One other example is std::swap. Many containers have a swap member function, but no overload of std::swap is supplied. The same goes for std::sort.
I hope all these small things will be fixed in the upcoming standard.
Maybe it's a consolation: all fstream's have gotten an open(string const &, ...) next to the open(char const *, ...) in the working draft of the C++0x standard.
(see e.g. 27.8.1.6 for the basic_ifstream declaration)
So when it gets finalised and implemented, it won't get you anymore :)
The stream IO library has been added to the standard C++ library before the STL. In order to not break backward compatibility, it has been decided to avoid modifying the IO library when the STL was added, even if that meant some issues like the one you raise.
# Bernard:
Monoliths "Unstrung." "All for one, and one for all" may work for Musketeers, but it doesn't work nearly as well for class designers. Here's an example that is not altogether exemplary, and it illustrates just how badly you can go wrong when design turns into overdesign. The example is, unfortunately, taken from a standard library near you...
~ http://www.gotw.ca/gotw/084.htm
It is inconsequential, that is true. What do you mean by std::string's interface being large? What does large mean, in this context - lots of method calls? I'm not being facetious, I am actually interested.
It has more methods than it really needs, and its behaviour of using integral offsets rather than iterators is a bit iffy (as it's contrary to the way the rest of the library works).
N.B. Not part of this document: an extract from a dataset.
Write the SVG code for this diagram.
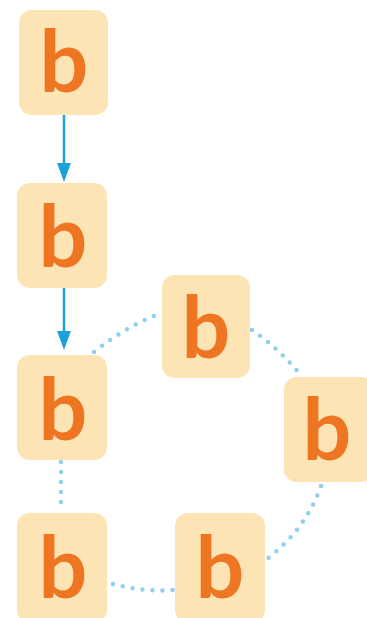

The real issue I think is that the C++ library has three parts; it has the old C library, it has the STL, and it has strings-and-iostreams. Though some efforts were made to bridge the different parts (e.g. the addition of overloads to the C library, because C++ supports overloading; the addition of iterators to basic_string; the addition of the iostream iterator adaptors), there are a lot of inconsistencies when you look at the detail.
For example, basic_string includes methods that are unnecessary duplicates of standard algorithms; the various find methods, could probably be safely removed. Another example: locales use raw pointers instead of iterators.
C++ grew up on smaller machines than the monsters we write code for today. Back when iostream was new many developers really cared about code size (they had to fit their entire program and data into several hundred KB). Therefore, many didn't want to pull in the "big" C++ string library. Many didn't even use the iostream library for the same reasons, code size.
We didn't have thousands of megabytes of RAM to throw around like we do today. We usually didn't have function level linking so we were at the mercy of the developer of the library to use a lot of separate object files or else pull in tons of uncalled code. All of this FUD made developers steer away from std::string.
Back then I avoided std::string too. "Too bloated", "called malloc too often", etc. Foolishly using stack-based buffers for strings, then adding all kinds of tedious code to make sure it doesn't overrun.
Is there any class in STL that takes a string... I dont think so (couldnt find any in my quick search). So it's probably some design decision, that no class in STL should be dependent on any other STL class (that is not directly needed for functionality).
I believe that this has been thought about and was done to avoid the dependency; i.e. #include <fstream> should not force one to #include <string>.
To be honest, this seems like quite an inconsequential issue. A better question would be, why is std::string's interface so large?
Nowadays you can solve this problem very easily: add -std=c++11 to your CFLAGS.